The non-partisan Congressional Budget Office estimated that the stimulus program  increased the number of full-time equivalent jobs by 2 million to 4.8 million, compared with what would have happened without the stimulus.

Prior to the stimulus program, the US was regularly hemorrhaging jobs at the rate of  700,000 to 800,000 per month,  according to the Economic Policy Institute. The US has recorded nine straight months of small
private-sector job growth. However, unemployment remains at 9.6%.

As is now clear, the stimulus turned out to be far too small to  end
the recession, but the Republicans resisted every dime of what Obama managed to allocate.

3) If we cut taxes, we will cut the deficit. If the government has
less to spend, than it will spend less and stop padding the
government payroll

This myth is a Trojan Horse designed to conceal tax cuts for the richest 2% which are due to run out at the end of this year. In fact, continuing the tax cuts for families earning more than $500,000 will  add  considerably to the deficit, as the WAshington Post notes. The Republicans want to:

permanently extend an array of expiring tax breaks that would deprive the Treasury of more than $4 trillion over the next decade, nearly doubling projected deficits over that period unless dramatic spending cuts are made.

As for federal jobs, they have already declined by several hundred thounsand under Obama, as Paul Krugman has reported.

4) If we cut taxes, we will also be freeing up more capital for
investment and job creation. Cutting taxes means jobs

Actually, cutting government spending destroys jobs, as it eliminates government positions that in turn wipe out consumer demand and jobs at grocery stores, hardware stores, and auto plants, and on and on.

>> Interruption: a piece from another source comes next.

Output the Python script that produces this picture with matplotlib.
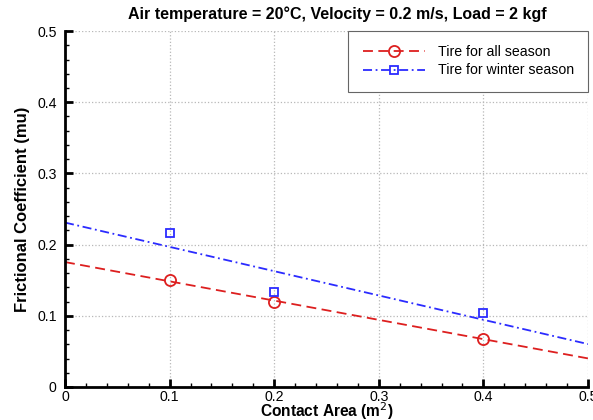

Nobel-Prize-winning economist Paul Krugman has classically shattered the myth of tax cuts as a stimulant durigng a recession:

… those parts of the private sector not burdened by high levels of debt see little reason to increase spending. Corporations are flush with cash — but why expand when so much of the capacity they already have is sitting idle? …Nobody in the private sector is willing to
fill the hole created by the debt overhang.

Thus, every piece of this compelling but superficial Republican/Tea
Party narrative is dead wrong.  But no alterantive narrative nor any
aggressive economic program has emerged to challenge the Right’s
fairy-tale version of the economy.


Describing how present-day politics are used to reinforce a steady upward re-distribution of wealth, Prof. Paul Pierson, co-author of the important new book Winner Take-All Politics, explains that the well-organized, richest 1% have the resources to endlessly propagate messages that reinforce their stranglehold on America’s resources.

Meanwhile, those making up the bottom 80% of America’s citizenry not only lack organizations with comparable political resources but also do not have access to reliable information on the impact of policy proposals:

It’s a contest between those who are organized, who can really monitor what government is doing in a very complicated world and bring pressure effectively to bear on politicians.

Voters in that kind of system are at a disadvantage when there aren’t reliable, organized groups representing them that have clout and can effectively communicate to them what is going on.

The corporate media’s utter neglect of their responsibility to help the reader develop informed political judgments has been particularly appalling this election season. While some papers provide minute “fact-checking” analysis of political ads, they ceaselessly repeat themes of the Right without the slightest probing.